The Forecast for Recovery Cycles
Recovery from a geopolitical dip follows a "Step-Function" rather than a smooth curve. It is dependent on three triggers:
- Airspace Normalization: The moment insurance premiums for transiting the region stabilize, airlines will revert to efficient flight paths, restoring the "Time-Value" of the Heathrow connection.
- Carrier Hedging Cycles: Most airlines hedge fuel 6-12 months in advance. The current dip reflects the shock of spot-price increases. As new hedges are locked in at a known price, capacity will be reintroduced.
- The Re-entry of the "Ghost" Passenger: The transfer passenger who opted for the Schiphol or Frankfurt route will return only when LHR demonstrates 3-6 months of consistent on-time performance.

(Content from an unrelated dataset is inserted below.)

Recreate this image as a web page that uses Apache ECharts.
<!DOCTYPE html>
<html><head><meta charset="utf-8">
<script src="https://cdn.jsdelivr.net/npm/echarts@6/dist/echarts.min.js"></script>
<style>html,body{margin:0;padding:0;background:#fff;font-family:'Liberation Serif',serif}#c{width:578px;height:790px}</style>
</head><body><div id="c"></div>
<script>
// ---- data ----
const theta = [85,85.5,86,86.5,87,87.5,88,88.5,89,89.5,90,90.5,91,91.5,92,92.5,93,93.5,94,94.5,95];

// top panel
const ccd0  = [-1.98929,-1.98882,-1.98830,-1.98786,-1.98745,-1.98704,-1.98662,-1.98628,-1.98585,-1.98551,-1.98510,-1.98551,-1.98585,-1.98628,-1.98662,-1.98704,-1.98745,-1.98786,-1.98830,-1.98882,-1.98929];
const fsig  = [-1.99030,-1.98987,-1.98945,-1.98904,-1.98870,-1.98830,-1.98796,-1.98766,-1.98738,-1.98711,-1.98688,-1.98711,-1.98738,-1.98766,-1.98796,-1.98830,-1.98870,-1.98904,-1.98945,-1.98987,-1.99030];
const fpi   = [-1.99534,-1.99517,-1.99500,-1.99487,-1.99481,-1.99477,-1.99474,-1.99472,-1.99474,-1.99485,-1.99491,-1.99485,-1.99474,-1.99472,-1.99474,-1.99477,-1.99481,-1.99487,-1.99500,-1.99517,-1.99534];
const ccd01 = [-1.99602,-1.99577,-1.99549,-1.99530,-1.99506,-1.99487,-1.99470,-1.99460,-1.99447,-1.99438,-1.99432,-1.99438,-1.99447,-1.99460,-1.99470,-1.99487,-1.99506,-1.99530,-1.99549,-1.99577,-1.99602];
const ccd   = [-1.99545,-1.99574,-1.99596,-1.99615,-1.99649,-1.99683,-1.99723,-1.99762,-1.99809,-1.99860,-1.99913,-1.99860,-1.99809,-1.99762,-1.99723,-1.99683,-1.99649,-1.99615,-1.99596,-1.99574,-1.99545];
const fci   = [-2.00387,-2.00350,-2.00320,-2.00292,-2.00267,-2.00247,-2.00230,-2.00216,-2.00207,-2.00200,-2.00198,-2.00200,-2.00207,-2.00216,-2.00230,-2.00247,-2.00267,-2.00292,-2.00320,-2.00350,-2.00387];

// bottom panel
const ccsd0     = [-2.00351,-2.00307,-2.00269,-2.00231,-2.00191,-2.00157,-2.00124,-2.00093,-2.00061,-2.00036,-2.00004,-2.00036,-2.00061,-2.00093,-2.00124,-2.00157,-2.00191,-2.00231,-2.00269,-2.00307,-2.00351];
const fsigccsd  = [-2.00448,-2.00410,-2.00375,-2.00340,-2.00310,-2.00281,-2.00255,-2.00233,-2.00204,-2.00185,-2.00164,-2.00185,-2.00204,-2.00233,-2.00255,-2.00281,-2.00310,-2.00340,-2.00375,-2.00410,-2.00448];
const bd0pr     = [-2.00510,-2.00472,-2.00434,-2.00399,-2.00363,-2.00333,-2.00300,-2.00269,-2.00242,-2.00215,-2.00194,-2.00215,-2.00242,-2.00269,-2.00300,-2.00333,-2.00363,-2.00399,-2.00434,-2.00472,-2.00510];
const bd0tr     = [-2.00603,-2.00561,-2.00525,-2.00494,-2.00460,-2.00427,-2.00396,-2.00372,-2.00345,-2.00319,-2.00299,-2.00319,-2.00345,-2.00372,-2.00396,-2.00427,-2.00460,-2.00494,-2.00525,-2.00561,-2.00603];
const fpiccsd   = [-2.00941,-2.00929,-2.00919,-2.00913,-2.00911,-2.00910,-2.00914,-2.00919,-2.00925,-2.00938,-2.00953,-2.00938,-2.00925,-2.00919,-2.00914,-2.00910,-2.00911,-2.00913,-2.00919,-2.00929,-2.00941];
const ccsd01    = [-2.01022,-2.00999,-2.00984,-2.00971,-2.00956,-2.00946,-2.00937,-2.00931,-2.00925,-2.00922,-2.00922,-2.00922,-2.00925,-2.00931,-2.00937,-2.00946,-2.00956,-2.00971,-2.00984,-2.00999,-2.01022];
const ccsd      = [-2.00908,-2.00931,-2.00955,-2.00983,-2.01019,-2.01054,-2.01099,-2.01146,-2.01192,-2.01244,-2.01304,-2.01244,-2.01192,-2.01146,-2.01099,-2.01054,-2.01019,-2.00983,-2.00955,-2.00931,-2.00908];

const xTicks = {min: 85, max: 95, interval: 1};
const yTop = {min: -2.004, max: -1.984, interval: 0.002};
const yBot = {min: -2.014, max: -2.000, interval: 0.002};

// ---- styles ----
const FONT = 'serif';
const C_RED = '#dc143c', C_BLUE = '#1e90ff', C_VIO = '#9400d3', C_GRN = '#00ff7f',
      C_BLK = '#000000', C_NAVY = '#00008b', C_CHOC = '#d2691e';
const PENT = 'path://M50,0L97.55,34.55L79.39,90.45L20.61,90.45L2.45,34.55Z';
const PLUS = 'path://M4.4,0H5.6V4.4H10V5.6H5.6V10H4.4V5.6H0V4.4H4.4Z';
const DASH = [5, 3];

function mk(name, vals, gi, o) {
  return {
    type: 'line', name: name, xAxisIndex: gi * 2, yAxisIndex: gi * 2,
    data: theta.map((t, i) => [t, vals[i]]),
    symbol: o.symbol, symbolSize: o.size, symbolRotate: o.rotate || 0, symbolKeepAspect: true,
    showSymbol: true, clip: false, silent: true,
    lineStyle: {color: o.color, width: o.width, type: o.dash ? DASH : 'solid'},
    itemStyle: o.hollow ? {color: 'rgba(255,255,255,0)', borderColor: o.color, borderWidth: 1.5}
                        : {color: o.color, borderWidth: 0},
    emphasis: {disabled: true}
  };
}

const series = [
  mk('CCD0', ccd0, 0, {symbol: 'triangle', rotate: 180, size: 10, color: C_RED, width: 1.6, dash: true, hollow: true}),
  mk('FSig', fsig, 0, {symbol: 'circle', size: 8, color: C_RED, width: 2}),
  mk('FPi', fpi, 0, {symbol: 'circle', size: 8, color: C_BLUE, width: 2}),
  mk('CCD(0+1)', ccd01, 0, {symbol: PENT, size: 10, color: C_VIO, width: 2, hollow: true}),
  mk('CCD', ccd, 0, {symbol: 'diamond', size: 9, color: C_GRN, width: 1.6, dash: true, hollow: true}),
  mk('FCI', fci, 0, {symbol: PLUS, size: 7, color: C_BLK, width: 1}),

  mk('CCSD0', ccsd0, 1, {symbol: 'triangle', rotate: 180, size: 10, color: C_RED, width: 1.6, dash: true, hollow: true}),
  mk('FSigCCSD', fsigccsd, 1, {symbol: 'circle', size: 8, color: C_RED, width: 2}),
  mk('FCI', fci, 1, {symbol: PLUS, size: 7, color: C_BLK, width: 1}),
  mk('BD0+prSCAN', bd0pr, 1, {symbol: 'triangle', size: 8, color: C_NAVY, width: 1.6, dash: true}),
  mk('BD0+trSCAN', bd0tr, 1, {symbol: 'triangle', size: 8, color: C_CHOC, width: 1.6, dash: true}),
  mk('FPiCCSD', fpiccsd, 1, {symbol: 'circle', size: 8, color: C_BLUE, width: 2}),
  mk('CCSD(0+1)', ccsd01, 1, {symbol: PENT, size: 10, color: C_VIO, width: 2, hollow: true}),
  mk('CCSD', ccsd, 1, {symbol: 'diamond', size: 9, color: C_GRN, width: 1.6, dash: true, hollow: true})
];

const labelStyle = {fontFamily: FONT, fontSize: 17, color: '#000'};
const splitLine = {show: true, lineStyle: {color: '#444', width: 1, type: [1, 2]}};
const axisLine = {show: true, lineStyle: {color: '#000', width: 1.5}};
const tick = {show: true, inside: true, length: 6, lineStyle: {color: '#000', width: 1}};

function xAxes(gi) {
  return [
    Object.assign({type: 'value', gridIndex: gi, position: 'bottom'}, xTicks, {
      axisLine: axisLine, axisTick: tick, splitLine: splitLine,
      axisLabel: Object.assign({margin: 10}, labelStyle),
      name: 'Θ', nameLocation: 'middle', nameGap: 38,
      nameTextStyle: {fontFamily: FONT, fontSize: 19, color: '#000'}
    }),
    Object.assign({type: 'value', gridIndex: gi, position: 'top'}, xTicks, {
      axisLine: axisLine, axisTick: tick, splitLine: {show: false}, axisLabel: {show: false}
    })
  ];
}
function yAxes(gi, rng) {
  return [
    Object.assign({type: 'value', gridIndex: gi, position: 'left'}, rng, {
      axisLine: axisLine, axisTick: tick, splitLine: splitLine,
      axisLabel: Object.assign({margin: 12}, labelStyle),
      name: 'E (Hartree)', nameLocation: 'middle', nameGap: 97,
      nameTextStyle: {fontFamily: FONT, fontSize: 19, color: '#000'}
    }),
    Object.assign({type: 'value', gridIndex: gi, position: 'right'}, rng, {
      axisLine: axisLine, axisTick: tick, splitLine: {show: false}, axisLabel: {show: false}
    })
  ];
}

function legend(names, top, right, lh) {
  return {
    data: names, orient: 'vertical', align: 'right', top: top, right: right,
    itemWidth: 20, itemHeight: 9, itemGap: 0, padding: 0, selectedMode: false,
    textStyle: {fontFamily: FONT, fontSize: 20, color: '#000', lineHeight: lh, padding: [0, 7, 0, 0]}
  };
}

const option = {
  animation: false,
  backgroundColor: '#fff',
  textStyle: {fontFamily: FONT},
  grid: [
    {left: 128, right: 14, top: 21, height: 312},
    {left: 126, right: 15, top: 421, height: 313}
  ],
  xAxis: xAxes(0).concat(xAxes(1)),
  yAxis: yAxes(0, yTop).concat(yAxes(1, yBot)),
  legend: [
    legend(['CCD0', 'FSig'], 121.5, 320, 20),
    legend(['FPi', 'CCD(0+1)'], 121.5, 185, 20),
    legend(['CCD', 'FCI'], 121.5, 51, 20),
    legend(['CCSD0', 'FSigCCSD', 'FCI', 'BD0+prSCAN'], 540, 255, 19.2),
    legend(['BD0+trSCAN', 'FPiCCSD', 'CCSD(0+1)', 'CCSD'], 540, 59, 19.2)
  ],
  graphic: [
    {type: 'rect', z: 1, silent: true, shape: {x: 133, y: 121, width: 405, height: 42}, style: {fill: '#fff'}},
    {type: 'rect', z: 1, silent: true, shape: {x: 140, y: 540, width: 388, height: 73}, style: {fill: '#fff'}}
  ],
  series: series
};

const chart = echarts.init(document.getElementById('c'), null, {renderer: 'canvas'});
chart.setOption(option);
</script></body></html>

The current dip at Heathrow is a structural correction to increased operational friction. The airport remains the most vital node in the transatlantic corridor, but its vulnerability to Eastern disruptions highlights the fragility of the "Global Hub" model in an era of fractured airspace.
Airlines should focus on augmenting their "Fuel-to-Payload" efficiency by deploying younger, more efficient fleets (like the A350 or 787) on these contested routes to absorb the cost of detours without sacrificing passenger capacity. Heathrow, meanwhile, must diversify its retail mix to reduce its fiscal sensitivity to the high-spending but high-risk MESA passenger segment.
The strategic play is to treat this dip not as a loss of market share, but as a period of enforced maintenance for a system running at 98% capacity. The hub that recovers fastest is the one that prioritizes the "Connection Integrity" of its long-haul network above all other metrics.